7. A ferrite housing in accordance with claim 1 wherein the mounting portions are configured to have shape corresponding to a standard ferrite isolator footprint.

8. A ferrite housing in accordance with claim 1 wherein the body is configured as one of a ferrite circulator body and a ferrite isolator body.

9. A ferrite housing in accordance with claim 1 wherein the body and plurality of mounting portions are constructed from a single metal form.

10. A ferrite housing in accordance with claim 9 wherein the body and plurality of mounting portions are configured to be formed from the single metal form without secondary operation.

11. ferrite housing in accordance with claim 9 wherein the body and plurality of mounting portions are formed from the single metal form using a multiple step process.

12. A ferrite housing in accordance with claim 1 wherein one of the plurality of mounting portions is configured to receive a terminator thereon.

13. A ferrite housing in accordance with claim 12 wherein the mounting portion configured to receive the terminator thereon is configured in a generally triangular shape.

14. A ferrite housing in accordance with claim 12 further comprising a plurality of alignment members extending from one of the mounting portions and defining a terminator mounting region for maintaining the position of a terminator received therein.

15. A ferrite housing in accordance with claim 14 wherein the plurality of alignment members are integrally formed as part of the mounting portion.

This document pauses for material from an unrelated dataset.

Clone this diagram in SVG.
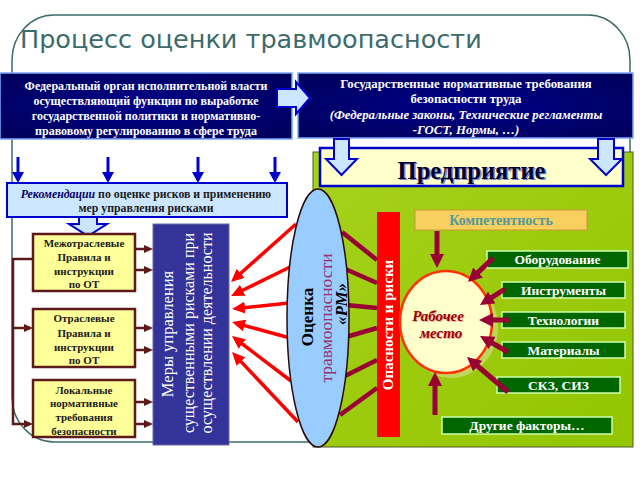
<svg xmlns="http://www.w3.org/2000/svg" width="640" height="480" viewBox="0 0 640 480">
<defs>
<style>
.frame{fill:none;stroke:#3d6b6b;stroke-width:1.5}
.wt{font-family:"Liberation Serif","Times New Roman",serif;font-weight:bold;fill:#ffffff;text-anchor:middle}
.bt{font-family:"Liberation Serif","Times New Roman",serif;font-weight:bold;fill:#1a1a1a;text-anchor:middle}
.yel{fill:#ffff99;stroke:#5c1a1a;stroke-width:2.5}
.gbox{fill:#006600;stroke:#ccffaa;stroke-width:1.5}
.gt{font-family:"Liberation Serif","Times New Roman",serif;font-weight:bold;font-size:13.5px;fill:#ffffff;text-anchor:middle}
.lb{fill:#cce6ff;stroke:#0000cc;stroke-width:2}
.mar{stroke:#990033;stroke-width:5;fill:none}
.red{stroke:#ff0000;stroke-width:3.5;fill:none}
.dk{stroke:#5c1a1a;stroke-width:2.5;fill:none}
.blu{stroke:#0000cc;stroke-width:3;fill:none}
.link{stroke:#990033;stroke-width:4.5;fill:none}
</style>
<marker id="hM" viewBox="0 0 14 14" markerUnits="userSpaceOnUse" markerWidth="14" markerHeight="14" refX="4" refY="7" orient="auto"><path d="M0,0 L14,7 L0,14 z" fill="#990033"/></marker>
<marker id="hR" viewBox="0 0 13 12" markerUnits="userSpaceOnUse" markerWidth="13" markerHeight="12" refX="4" refY="6" orient="auto"><path d="M0,0 L13,6 L0,12 z" fill="#ff0000"/></marker>
<marker id="hD" viewBox="0 0 9 8" markerUnits="userSpaceOnUse" markerWidth="9" markerHeight="8" refX="3" refY="4" orient="auto"><path d="M0,0 L9,4 L0,8 z" fill="#5c1a1a"/></marker>
<marker id="hB" viewBox="0 0 11 12" markerUnits="userSpaceOnUse" markerWidth="11" markerHeight="12" refX="3" refY="6" orient="auto"><path d="M0,0 L11,6 L0,12 z" fill="#0000cc"/></marker>
<linearGradient id="gGreen" x1="0" y1="0" x2="1" y2="1"><stop offset="0" stop-color="#a6d21c"/><stop offset="1" stop-color="#93c500"/></linearGradient>
<radialGradient id="gNavy" cx="0.5" cy="0.5" r="0.7"><stop offset="0" stop-color="#00008a"/><stop offset="1" stop-color="#000058"/></radialGradient>
</defs>

<rect class="frame" x="12" y="15" width="618" height="427" rx="42" ry="45"/>
<text x="20" y="48" font-family="'DejaVu Sans','Liberation Sans',sans-serif" font-size="25.5" fill="#3d6b6b">Процесс оценки травмоопасности</text>

<g id="enterprise-area">
<rect x="313" y="152" width="320" height="295" fill="url(#gGreen)" stroke="#4a5a2a" stroke-width="1"/>
</g>

<g id="enterprise">
<rect x="320" y="148" width="303" height="38" fill="#ffffcc" stroke="#0000cc" stroke-width="2.5"/>
<text x="473" y="180" font-family="'Liberation Serif',serif" font-weight="bold" font-size="24.5" fill="#7f86c8" text-anchor="middle">Предприятие</text>
<text x="471.5" y="178.5" font-family="'Liberation Serif',serif" font-weight="bold" font-size="24.5" fill="#000033" text-anchor="middle">Предприятие</text>
</g>

<g id="federal">
<rect x="0" y="73" width="292" height="66" fill="url(#gNavy)" stroke="#7aa6ff" stroke-width="1.5"/>
<text class="wt" font-size="12"><tspan x="146" y="90">Федеральный орган исполнительной власти</tspan><tspan x="146" y="105">осуществляющий функции по выработке</tspan><tspan x="146" y="120">государственной политики и нормативно-</tspan><tspan x="146" y="135">правовому регулированию в сфере труда</tspan></text>
</g>

<g id="state-req">
<rect x="298" y="73" width="335" height="65" fill="url(#gNavy)" stroke="#7aa6ff" stroke-width="1.5"/>
<text class="wt" font-size="12.8"><tspan x="466" y="88">Государственные нормативные требования</tspan><tspan x="466" y="103">безопасности труда</tspan><tspan x="466" y="119" font-style="italic">(Федеральные законы, Технические регламенты</tspan><tspan x="466" y="134" font-style="italic">-ГОСТ, Нормы, …)</tspan></text>
</g>

<g id="block-arrows">
<polygon class="lb" points="277,89 296,89 296,82 310,98 296,114 296,107 277,107" stroke="#3366cc" stroke-width="1.5"/>
<polygon class="lb" points="334,139 349,139 349,159 357,159 341.5,175 326,159 334,159" stroke="#3366cc" stroke-width="1.5"/>
<polygon class="lb" points="598,139 614,139 614,159 622,159 606,175 590,159 598,159" stroke="#3366cc" stroke-width="1.5"/>
<polygon class="lb" points="79,217 97,217 97,224 107,224 88,236 69,224 79,224"/>
</g>

<g id="recommendations">
<rect x="7" y="183" width="280" height="34" class="lb"/>
<text class="bt" font-size="11.8" fill="#000033"><tspan x="146" y="198"><tspan font-style="italic" fill="#000066">Рекомендации</tspan> по оценке рисков и применению</tspan><tspan x="146" y="212">мер управления рисками</tspan></text>
</g>

<g id="interbranch">
<rect class="yel" x="33" y="234" width="102" height="57"/>
<text class="bt" font-size="11"><tspan x="84" y="247">Межотраслевые</tspan><tspan x="84" y="261">Правила и</tspan><tspan x="84" y="275">инструкции</tspan><tspan x="84" y="288">по ОТ</tspan></text>
</g>
<g id="branch">
<rect class="yel" x="33" y="309" width="102" height="58"/>
<text class="bt" font-size="11"><tspan x="84" y="322">Отраслевые</tspan><tspan x="84" y="337">Правила и</tspan><tspan x="84" y="351">инструкции</tspan><tspan x="84" y="364">по ОТ</tspan></text>
</g>
<g id="local">
<rect class="yel" x="33" y="380" width="102" height="57"/>
<text class="bt" font-size="11"><tspan x="84" y="394">Локальные</tspan><tspan x="84" y="407">нормативные</tspan><tspan x="84" y="421">требования</tspan><tspan x="84" y="435">безопасности</tspan></text>
</g>

<g id="measures">
<rect x="153" y="224" width="76" height="221" fill="#333399" stroke="#6a6aa0" stroke-width="1"/>
<text font-family="'Liberation Serif',serif" fill="#ffffff" text-anchor="middle" font-size="16.5" transform="translate(173,334) rotate(-90)">Меры управления</text>
<text font-family="'Liberation Serif',serif" fill="#ffffff" text-anchor="middle" font-size="16" transform="translate(194,333) rotate(-90)">существенными рисками при</text>
<text font-family="'Liberation Serif',serif" fill="#ffffff" text-anchor="middle" font-size="16" transform="translate(212,333) rotate(-90)">осуществлении  деятельности</text>
</g>

<g id="connectors">
<line class="blu" x1="18" y1="157" x2="18" y2="175" marker-end="url(#hB)"/>
<line class="blu" x1="108" y1="157" x2="108" y2="175" marker-end="url(#hB)"/>
<line class="blu" x1="198" y1="157" x2="198" y2="175" marker-end="url(#hB)"/>
<line class="blu" x1="275" y1="157" x2="275" y2="175" marker-end="url(#hB)"/>
<polyline class="dk" points="33,259 13,259 13,424 27,424" marker-end="url(#hD)"/>
<line class="dk" x1="13" y1="328" x2="27" y2="328" marker-end="url(#hD)"/>
<line class="dk" x1="135" y1="249" x2="147" y2="249" marker-end="url(#hD)"/>
<line class="dk" x1="135" y1="270" x2="147" y2="270" marker-end="url(#hD)"/>
<line class="dk" x1="135" y1="328" x2="147" y2="328" marker-end="url(#hD)"/>
<line class="dk" x1="135" y1="350" x2="147" y2="350" marker-end="url(#hD)"/>
<line class="dk" x1="135" y1="402" x2="147" y2="402" marker-end="url(#hD)"/>
<line class="dk" x1="135" y1="424" x2="147" y2="424" marker-end="url(#hD)"/>
<line class="red" x1="296" y1="224" x2="237.7" y2="276" marker-end="url(#hR)"/>
<line class="red" x1="290" y1="267" x2="239.1" y2="292" marker-end="url(#hR)"/>
<line class="red" x1="289" y1="303" x2="241" y2="308" marker-end="url(#hR)"/>
<line class="red" x1="290" y1="338" x2="240.7" y2="324.5" marker-end="url(#hR)"/>
<line class="red" x1="291" y1="381" x2="239.1" y2="341.5" marker-end="url(#hR)"/>
<line class="red" x1="298" y1="422" x2="238.2" y2="358.6" marker-end="url(#hR)"/>
<line class="link" x1="342" y1="232" x2="377" y2="260"/>
<line class="link" x1="343" y1="268" x2="377" y2="283"/>
<line class="link" x1="346" y1="305" x2="377" y2="308"/>
<line class="link" x1="346" y1="337" x2="377" y2="328"/>
<line class="link" x1="343" y1="377" x2="377" y2="360"/>
<line class="link" x1="340" y1="415" x2="377" y2="388"/>
</g>

<g id="assessment">
<ellipse cx="318" cy="318" rx="31" ry="129" fill="#99ccff" stroke="#2a0a0a" stroke-width="1.5"/>
<text font-family="'Liberation Serif',serif" font-weight="bold" font-size="17" fill="#000000" text-anchor="middle" transform="translate(313,317) rotate(-90)">Оценка</text>
<text font-family="'Liberation Serif',serif" font-size="17.5" fill="#993366" text-anchor="middle" transform="translate(332,318) rotate(-90)">травмоопасности</text>
<text font-family="'Liberation Serif',serif" font-weight="bold" font-style="italic" font-size="17" fill="#000000" text-anchor="middle" transform="translate(347,304) rotate(-90)">«РМ»</text>
</g>

<g id="hazards">
<rect x="377" y="212" width="23" height="225" fill="#ff0000"/>
<text font-family="'Liberation Serif',serif" font-weight="bold" font-size="15" fill="#ffffff" text-anchor="middle" transform="translate(393,325) rotate(-90)">Опасности и риски</text>
</g>

<g id="competence">
<rect x="415" y="210" width="172" height="20" fill="#f9d060" stroke="#c89a30" stroke-width="1"/>
<text x="501" y="225" font-family="'Liberation Serif',serif" font-weight="bold" font-size="14" fill="#4f9a9a" text-anchor="middle">Компетентность</text>
</g>

<g id="workplace">
<ellipse cx="451" cy="327" rx="47" ry="51" fill="#c8d870" opacity="0.8"/>
<ellipse cx="446" cy="322" rx="46" ry="51" fill="#ffffcc" stroke="#ff3300" stroke-width="2.5"/>
<text font-family="'Liberation Serif',serif" font-weight="bold" font-style="italic" font-size="15" text-anchor="middle" fill="#e8b0a0"><tspan x="439" y="322">Рабочее</tspan><tspan x="442" y="339">место</tspan></text>
<text font-family="'Liberation Serif',serif" font-weight="bold" font-style="italic" font-size="15" text-anchor="middle" fill="#990000"><tspan x="438" y="321">Рабочее</tspan><tspan x="441" y="338">место</tspan></text>
</g>

<g id="equipment"><rect class="gbox" x="487" y="251" width="141" height="17"/><text class="gt" x="557.5" y="264">Оборудование</text></g>
<g id="tools"><rect class="gbox" x="502" y="282" width="123" height="16"/><text class="gt" x="563.5" y="295">Инструменты</text></g>
<g id="technology"><rect class="gbox" x="502" y="312" width="123" height="16"/><text class="gt" x="563.5" y="325">Технологии</text></g>
<g id="materials"><rect class="gbox" x="502" y="342" width="123" height="16"/><text class="gt" x="563.5" y="355">Материалы</text></g>
<g id="ppe"><rect class="gbox" x="497" y="377" width="123" height="16"/><text class="gt" x="558.5" y="390">СКЗ, СИЗ</text></g>
<g id="other"><rect class="gbox" x="442" y="417" width="170" height="17"/><text class="gt" x="527" y="430">Другие факторы…</text></g>

<g id="workplace-connectors">
<line class="mar" x1="437" y1="231" x2="437" y2="258" marker-end="url(#hM)"/>
<line class="mar" x1="493" y1="258" x2="475.2" y2="275.1" marker-end="url(#hM)"/>
<line class="mar" x1="505" y1="289" x2="488.4" y2="299.6" marker-end="url(#hM)"/>
<line class="mar" x1="509" y1="320" x2="489" y2="320" marker-end="url(#hM)"/>
<line class="mar" x1="508" y1="352" x2="488.7" y2="341" marker-end="url(#hM)"/>
<line class="mar" x1="508" y1="392" x2="474.6" y2="363.5" marker-end="url(#hM)"/>
<line class="mar" x1="435" y1="415" x2="435" y2="382" marker-end="url(#hM)"/>
</g>
</svg>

16. A ferrite device comprising:

a unitary housing formed from a single generally planar form and having a body with a plurality of mounting portions extending laterally outwardly from the body, the mounting portions having at least four mounting holes each threaded to receive therein a screw; and

at least one ferrite element within the unitary body.

17. A ferrite device in accordance with claim 16 further comprising a plurality of alignment members extending from one of the mounting portions for receiving a terminator therein.

18. A ferrite device in accordance with claim 16 wherein the housing is formed from a single metal form.